3.2. Le odierne argomentazioni del ricorrente a sostegno del secondo e del terzo dei riportati motivi si risolvono, invece, sostanzialmente, in una critica al complessivo accertamento fattuale operato dal tribunale milanese, cui il primo intenderebbe opporre, sotto la formale rubrica di vizio di violazione di legge ovvero di vizio motivazionale, una diversa valutazione: ciò non è ammesso, però, nel giudizio di legittimità, che non può essere surrettiziamente trasformato in un nuovo, non consentito, ulteriore grado di merito, nel quale ridiscutere gli esiti istruttori espressi nella decisione impugnata, non condivisi e, per ciò solo, censurati al fine di ottenerne la sostituzione con altri più consoni alle proprie aspettative (cfr. Cass. n. 21381 del 2006, nonchè le più recenti Cass. n. 8758 del 2017 e Cass., SU, n. 34476 del 2019).

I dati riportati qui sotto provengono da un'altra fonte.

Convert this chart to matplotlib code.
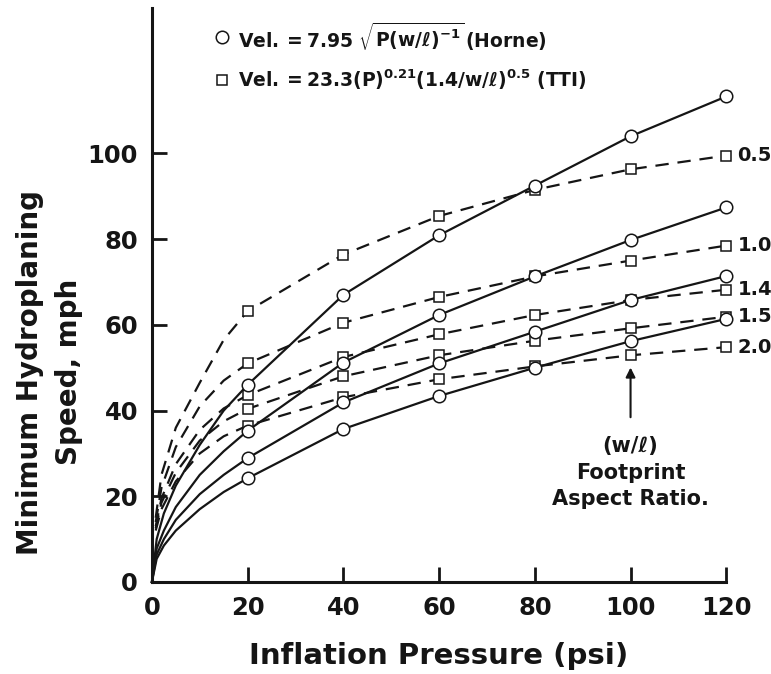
import numpy as np
import matplotlib
matplotlib.use("Agg")
import matplotlib.pyplot as plt

plt.rcParams["font.family"] = ["DejaVu Sans"]
plt.rcParams["font.weight"] = "bold"
plt.rcParams["mathtext.fontset"] = "custom"
plt.rcParams["mathtext.rm"] = "DejaVu Sans:bold"
plt.rcParams["mathtext.bf"] = "DejaVu Sans:bold"
plt.rcParams["mathtext.it"] = "DejaVu Sans:bold"

INK = "#151515"

# Horne curves (solid, circles)
horne_x = [0, 1, 2.5, 5, 10, 15, 20, 40, 60, 80, 100, 120]
horne = [
    [0, 10.0, 16.0, 22.5, 32.0, 40.0, 46.0, 67.0, 80.9, 92.5, 104.0, 113.3],
    [0, 7.8, 12.0, 17.5, 25.0, 30.5, 35.3, 51.2, 62.3, 71.3, 79.8, 87.4],
    [0, 6.4, 10.0, 14.5, 20.5, 25.0, 28.9, 41.9, 51.0, 58.4, 65.8, 71.4],
    [0, 5.4, 8.5, 12.0, 17.0, 21.0, 24.2, 35.7, 43.4, 50.0, 56.2, 61.4],
]

# TTI curves (dashed, squares)
tti_x = [0.8, 2, 5, 10, 15, 20, 40, 60, 80, 100, 120]
tti_labels = ["0.5", "1.0", "1.4", "1.5", "2.0"]
tti = [
    [15.0, 25.0, 36.0, 46.5, 56.5, 63.2, 76.4, 85.4, 91.5, 96.3, 99.5],
    [14.0, 22.0, 31.5, 41.0, 47.0, 51.0, 60.5, 66.5, 71.3, 75.0, 78.5],
    [13.0, 19.5, 27.5, 35.5, 40.5, 43.6, 52.5, 57.8, 62.3, 65.8, 68.2],
    [12.5, 18.5, 25.5, 33.0, 37.5, 40.4, 48.0, 52.9, 56.3, 59.2, 61.9],
    [12.0, 17.0, 23.5, 30.0, 34.0, 36.5, 43.1, 47.3, 50.3, 52.9, 54.8],
]

fig = plt.figure(figsize=(7.71, 6.74), dpi=100)
ax = fig.add_axes([0.197, 0.1365, 0.745, 0.852])

for ys in tti:
    ax.plot(tti_x, ys, color=INK, lw=1.6, dashes=(6, 4), marker="s", ms=7.5,
            mfc="white", mec=INK, mew=1.1, markevery=list(range(5, len(tti_x))),
            clip_on=False, zorder=3)

for ys in horne:
    ax.plot(horne_x, ys, color=INK, lw=1.6, marker="o", ms=9,
            mfc="white", mec=INK, mew=1.1, markevery=list(range(6, len(horne_x))),
            clip_on=False, zorder=4)

for lab, ys in zip(tti_labels, tti):
    ax.annotate(lab, xy=(tti_x[-1], ys[-1]), xytext=(8, 0), textcoords="offset points",
                ha="left", va="center", fontsize=14, fontweight="bold", color=INK)

ax.annotate("", xy=(100, 50.7), xytext=(100, 37.8),
            arrowprops=dict(arrowstyle="-|>", color=INK, lw=1.5, mutation_scale=14))
ax.text(100, 34.0, "(w/ℓ)\nFootprint\nAspect Ratio.", ha="center", va="top",
        fontsize=15, fontweight="bold", color=INK, linespacing=1.4)

# legend written as text with marker glyphs
ax.plot([0.122], [0.9495], transform=ax.transAxes, marker="o", ms=9, mfc="white",
        mec=INK, mew=1.1, clip_on=False)
ax.plot([0.122], [0.8746], transform=ax.transAxes, marker="s", ms=7.5, mfc="white",
        mec=INK, mew=1.1, clip_on=False)
ax.text(0.150, 0.9495, r"$\mathrm{Vel.}=\mathrm{7.95}\ \sqrt{\mathrm{P(w/ℓ)^{-1}}}\,\mathrm{(Horne)}$",
        transform=ax.transAxes, ha="left", va="center", fontsize=13.5, color=INK)
ax.text(0.150, 0.8746, r"$\mathrm{Vel.}=\mathrm{23.3(P)^{0.21}(1.4/w/ℓ)^{0.5}\ (TTI)}$",
        transform=ax.transAxes, ha="left", va="center", fontsize=13.5, color=INK)

ax.set_xlim(0, 120)
ax.set_ylim(0, 134)
ax.set_xticks([0, 20, 40, 60, 80, 100, 120])
ax.set_yticks([0, 20, 40, 60, 80, 100])
ax.spines["top"].set_visible(False)
ax.spines["right"].set_visible(False)
for s in ("left", "bottom"):
    ax.spines[s].set_linewidth(2.2)
    ax.spines[s].set_color(INK)
ax.tick_params(direction="in", length=11, width=2, color=INK, labelsize=17.5,
               labelcolor=INK, pad=10)
for t in ax.get_xticklabels() + ax.get_yticklabels():
    t.set_fontweight("bold")

ax.set_xlabel("Inflation Pressure (psi)", fontsize=21, fontweight="bold", color=INK, labelpad=16)
fig.text(0.0636, 0.448, "Minimum Hydroplaning\nSpeed, mph", rotation=90, ha="center",
         va="center", multialignment="center", fontsize=20, fontweight="bold", color=INK,
         linespacing=1.5)

fig.savefig("out.png", dpi=100)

4. Il ricorso va, dunque, respinto, senza necessità di pronuncia in ordine alle spese di questo giudizio di legittimità, essendo il Ministero dell’Interno rimasto solo intimato, e dandosi atto, altresì, – in assenza di ogni discrezionalità al riguardo (cfr. Cass. n. 5955 del 2014; Cass., S.U., n. 24245 del 2015; Cass., S.U., n. 15279 del 2017) e giusta quanto recentemente precisato da Cass., SU, n. 4315 del 2020 – che, stante il tenore della pronuncia adottata, “sussistono, ai sensi del D.P.R. n. 115 del 2002, art. 13, comma 1-quater, i presupposti processuali per il versamento, da parte del ricorrente, di un ulteriore importo a titolo di contributo unificato, pari a quello previsto per il ricorso a norma dello stesso art. 13, comma 1-bis, se dovuto”, mentre “spetterà all’amministrazione giudiziaria verificare la debenza in concreto del contributo, per la inesistenza di cause originarie o sopravvenute di esenzione dal suo pagamento”.

PQM

La Corte rigetta il ricorso.

Ai sensi del D.P.R. n. 115 del 2002, art. 13, comma 1 quater, inserito dalla L. n. 228 del 2012, art. 1, comma 17, dà atto della sussistenza dei presupposti processuali per il versamento, da parte del ricorrente, dell’ulteriore importo a titolo di contributo unificato pari a quello previsto per il ricorso, giusta lo stesso art. 13, comma 1-bis, se dovuto.

Così deciso in Roma, nella camera di consiglio della Sesta sezione civile della Corte Suprema di cassazione, il 26 febbraio 2020.